Grow Your Own Salad Leaves
Summer has properly started, and there’s nothing better than having fresh salad leaves to cut for dinner.
No excuses for running out, and the flavours are so much better than anything you could buy from the supermarket.
The most common crop is lettuce but there are a host of other salad leaves: chicory, endive, sorrel, spinach, mizuna, mibuna, rocket and mustard.
They’re called cut-and-come-again. Simply keep cutting immature leaves and more re-grow!
Here’s how:
Grow salad leaves in full sun, making sure the soil is well-drained.
They are particularly well suited to growing in containers or growbags. Ensure whatever you use has drainage holes at the bottom to prevent the soil getting flooded. You can also sow salad leaves in the garden straight into the beds.
Sow outdoors from mid-spring to late summer, putting the different types of salad seed in rows. Sow thinly at 1cm (½in) deep.
You could also sprinkle a mixture of seed (most garden centres will sell packets of salad leaf mixes) lightly on the top of soil surface, then cover with about 1cm (½in) of compost.
Start to thin out some seedlings as the seed grows by removing with your thumb and forefinger to give more room for the plants to develop. Don’t let the thinned-out seedlings go to waste – eat them now in salads!

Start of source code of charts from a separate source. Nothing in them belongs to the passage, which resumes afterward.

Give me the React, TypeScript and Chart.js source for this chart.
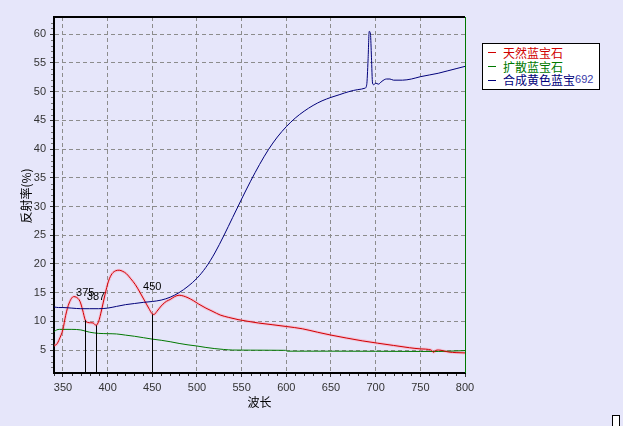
import React, { useEffect, useRef } from "react";
import { Chart, registerables } from "chart.js";

Chart.register(...registerables);

const redWl = [340, 343, 346, 350, 353, 357, 362, 365, 369, 372, 375, 378, 381, 384, 387, 390, 393, 397, 401, 405, 409, 413, 417, 421, 426, 431, 436, 441, 446, 450, 452, 455, 458, 462, 466, 470, 475, 480, 485, 490, 496, 502, 510, 518, 526, 535, 546, 557, 569, 585, 600, 618, 635, 650, 667, 685, 702, 720, 738, 750, 762, 765, 767, 770, 782, 790, 800];
const redVal = [5.8, 6.0, 6.9, 8.6, 11.0, 13.2, 14.3, 14.2, 13.5, 12.0, 10.2, 9.8, 9.75, 9.7, 9.3, 10.0, 11.8, 14.6, 17.0, 18.3, 18.8, 18.9, 18.7, 18.3, 17.4, 16.4, 15.1, 13.7, 12.3, 11.3, 11.2, 11.7, 12.3, 13.0, 13.5, 13.8, 14.3, 14.55, 14.4, 14.1, 13.6, 13.0, 12.3, 11.7, 11.1, 10.7, 10.3, 10.0, 9.7, 9.4, 9.1, 8.7, 8.1, 7.6, 7.1, 6.6, 6.2, 5.8, 5.4, 5.2, 5.0, 4.6, 4.9, 5.0, 4.65, 4.55, 4.5];

const greenWl = [340, 343, 346, 350, 360, 370, 375, 380, 390, 400, 410, 420, 430, 440, 450, 460, 470, 480, 490, 500, 510, 520, 530, 540, 560, 580, 599, 601, 650, 700, 750, 770, 790, 800];
const greenVal = [8.2, 8.5, 8.6, 8.6, 8.6, 8.5, 8.3, 8.1, 7.9, 7.85, 7.8, 7.6, 7.4, 7.15, 6.9, 6.7, 6.45, 6.15, 5.9, 5.7, 5.45, 5.25, 5.1, 5.0, 4.98, 4.97, 4.95, 4.8, 4.8, 4.78, 4.75, 4.75, 4.85, 4.9];

const blueWl = [340, 345, 350, 360, 370, 380, 390, 400, 410, 420, 430, 440, 450, 460, 470, 480, 490, 500, 510, 520, 530, 540, 550, 560, 570, 580, 590, 600, 610, 620, 630, 640, 650, 660, 670, 680, 688, 690, 691.5, 692.8, 694.2, 695.3, 696.5, 698, 700, 703, 707, 712, 716, 720, 730, 740, 750, 760, 770, 780, 790, 800];
const blueVal = [12.5, 12.4, 12.4, 12.3, 12.2, 12.2, 12.2, 12.3, 12.6, 12.9, 13.1, 13.3, 13.45, 13.7, 14.2, 15.0, 16.1, 17.5, 19.4, 21.9, 24.9, 28.1, 31.3, 34.4, 37.3, 39.9, 42.1, 43.9, 45.4, 46.6, 47.6, 48.4, 49.0, 49.5, 50.0, 50.35, 50.6, 51.2, 55.5, 60.5, 60.0, 56.0, 51.5, 51.2, 51.5, 51.3, 51.8, 52.2, 52.2, 52.0, 52.0, 52.2, 52.6, 52.9, 53.2, 53.6, 54.0, 54.4];

const seriesNames = ["天然蓝宝石", "扩散蓝宝石", "合成黄色蓝宝"];
const seriesSuffix = ["", "", "692"];
const seriesColors = ["#d00000", "#007800", "#00007a"];

const xTicks = [350, 400, 450, 500, 550, 600, 650, 700, 750, 800];
const yTicks = [5, 10, 15, 20, 25, 30, 35, 40, 45, 50, 55, 60];

const markerWl = [375, 387, 450];
const markerTop = [10.2, 9.3, 11.2];
const markerLabelY = [15.0, 14.2, 15.9];
const markerLabels = ["375", "387", "450"];

const xTitle = "波长";
const yTitle = "反射率(%)";

const pts = (xs: number[], ys: number[]) => xs.map((x, i) => ({ x, y: ys[i] }));

export default function App() {
  const ref = useRef<HTMLCanvasElement | null>(null);
  useEffect(() => {
    if (!ref.current) return;
    const tickFont = { family: "'Liberation Sans', Arial, sans-serif", size: 11 };
    const overlay = {
      id: "overlay",
      afterDatasetsDraw(chart: any) {
        const { ctx, chartArea: a, scales } = chart;
        const xs = scales.x, ys = scales.y;
        ctx.save();
        ctx.strokeStyle = "#000";
        ctx.lineWidth = 1;
        markerWl.forEach((w, i) => {
          const px = Math.round(xs.getPixelForValue(w)) + 0.5;
          ctx.beginPath();
          ctx.moveTo(px, ys.getPixelForValue(markerTop[i]));
          ctx.lineTo(px, a.bottom);
          ctx.stroke();
        });
        ctx.fillStyle = "#000";
        ctx.font = "11px 'Liberation Sans', Arial, sans-serif";
        ctx.textAlign = "center";
        ctx.textBaseline = "middle";
        markerWl.forEach((w, i) => {
          ctx.fillText(markerLabels[i], xs.getPixelForValue(w), ys.getPixelForValue(markerLabelY[i]));
        });
        ctx.strokeStyle = "#000";
        ctx.lineWidth = 2;
        ctx.beginPath();
        ctx.moveTo(a.left, a.top);
        ctx.lineTo(a.right, a.top);
        ctx.stroke();
        ctx.strokeStyle = "#007800";
        ctx.lineWidth = 1;
        ctx.beginPath();
        ctx.moveTo(Math.round(a.right) + 0.5, a.top);
        ctx.lineTo(Math.round(a.right) + 0.5, a.bottom);
        ctx.stroke();
        ctx.strokeStyle = "#333";
        ctx.lineWidth = 1;
        for (let v = 340; v <= 800; v += 10) {
          if (v % 50 === 0) continue;
          const px = Math.round(xs.getPixelForValue(v)) + 0.5;
          ctx.beginPath();
          ctx.moveTo(px, a.bottom + 1);
          ctx.lineTo(px, a.bottom + 3);
          ctx.stroke();
        }
        ctx.strokeStyle = "#777";
        for (let v = 2; v <= 62; v += 1) {
          if (v % 5 === 0) continue;
          const py = Math.round(ys.getPixelForValue(v)) + 0.5;
          ctx.beginPath();
          ctx.moveTo(a.left - 3, py);
          ctx.lineTo(a.left - 1, py);
          ctx.stroke();
        }
        ctx.fillStyle = "#000";
        ctx.font = "12px 'Noto Sans CJK SC', sans-serif";
        ctx.textAlign = "center";
        ctx.textBaseline = "middle";
        ctx.fillText(xTitle, (a.left + a.right) / 2, 402);
        ctx.translate(26, 196);
        ctx.rotate(-Math.PI / 2);
        ctx.fillText(yTitle, 0, 0);
        ctx.restore();
      },
    };
    const chart = new Chart(ref.current, {
      type: "line",
      data: {
        datasets: [
          { data: pts(redWl, redVal), borderColor: "rgba(255,150,175,0.45)", borderWidth: 3, pointRadius: 0, cubicInterpolationMode: "monotone", order: 10 },
          { data: pts(greenWl, greenVal), borderColor: seriesColors[1], borderWidth: 1, pointRadius: 0, cubicInterpolationMode: "monotone", order: 3 },
          { data: pts(redWl, redVal), borderColor: seriesColors[0], borderWidth: 1, pointRadius: 0, cubicInterpolationMode: "monotone", order: 2 },
          { data: pts(blueWl, blueVal), borderColor: seriesColors[2], borderWidth: 1, pointRadius: 0, cubicInterpolationMode: "monotone", order: 1 },
        ],
      } as any,
      options: {
        animation: false,
        responsive: false,
        maintainAspectRatio: false,
        layout: { padding: { left: 0, top: 17, right: 623 - 465, bottom: 0 } },
        plugins: { legend: { display: false }, tooltip: { enabled: false } },
        scales: {
          x: {
            type: "linear",
            min: 340,
            max: 800,
            afterFit: (s: any) => { s.height = 426 - 373; },
            afterBuildTicks: (s: any) => { s.ticks = xTicks.map((v) => ({ value: v })); },
            ticks: { font: tickFont, color: "#333", padding: 4, maxRotation: 0, autoSkip: false },
            grid: {
              color: (c: any) => (c.tick && c.tick.value === 800 ? "rgba(0,0,0,0)" : "#8c8c8c"),
              lineWidth: 1,
              tickLength: 4,
              tickColor: "#333",
              tickBorderDash: [],
            },
            border: { display: true, color: "#000", width: 2, dash: [4, 3] },
          },
          y: {
            type: "linear",
            min: 1,
            max: 63,
            afterFit: (s: any) => { s.width = 54; },
            afterBuildTicks: (s: any) => { s.ticks = yTicks.map((v) => ({ value: v })); },
            ticks: { font: tickFont, color: "#333", padding: 4, autoSkip: false },
            grid: { color: "#8c8c8c", lineWidth: 1, tickLength: 4, tickColor: "#333", tickBorderDash: [] },
            border: { display: true, color: "#000", width: 2, dash: [4, 3] },
          },
        },
      } as any,
      plugins: [overlay],
    });
    return () => chart.destroy();
  }, []);

  return (
    <div style={{ position: "fixed", left: 0, top: 0, width: 623, height: 426, background: "#E6E6FA", overflow: "hidden" }}>
      <canvas ref={ref} width={623} height={426} style={{ position: "absolute", left: 0, top: 0, width: 623, height: 426 }} />
      <div
        style={{
          position: "absolute", left: 482, top: 43, width: 118, height: 47, boxSizing: "border-box",
          background: "#fff", border: "1px solid #000", paddingTop: 2,
          fontFamily: "'Noto Sans CJK SC', sans-serif", fontSize: 12,
        }}
      >
        {seriesNames.map((n, i) => (
          <div key={n} style={{ height: 13.7, lineHeight: "13.7px", color: seriesColors[i], whiteSpace: "nowrap", display: "flex", alignItems: "center" }}>
            <span style={{ display: "inline-block", width: 8, height: 1, background: seriesColors[i], marginLeft: 5, marginRight: 7 }} />
            <span>{n}</span>
            {seriesSuffix[i] ? <span style={{ fontFamily: "'Liberation Sans', Arial, sans-serif", fontSize: 11, color: "#3a3aa8" }}>{seriesSuffix[i]}</span> : null}
          </div>
        ))}
      </div>
      <div style={{ position: "absolute", left: 612, top: 415, width: 8, height: 14, boxSizing: "border-box", background: "#fff", border: "1px solid #000" }} />
    </div>
  );
}
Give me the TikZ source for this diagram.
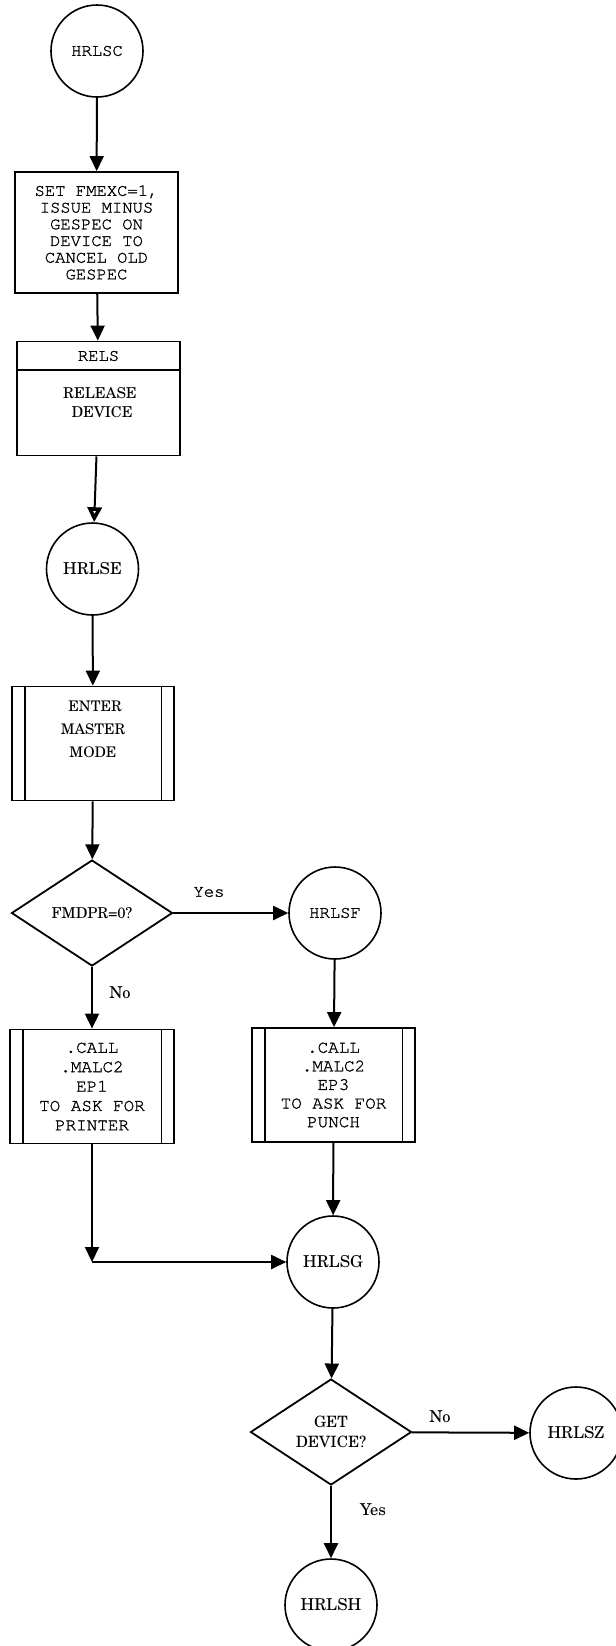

You will usually be able to cut the salad leaves three or four times. This means that the secret to having salad leaves all summer long is to sow several times about a fortnight apart. That means that, once you finish with one crop, you can start on the next.
Even as we head into autumn, it’s worth knowing you can grow salad leaves on a windowsill all year round. Try mixing different leaves in seed trays. Oriental varieties are best for winter use. Grow in September and they’ll last you till March.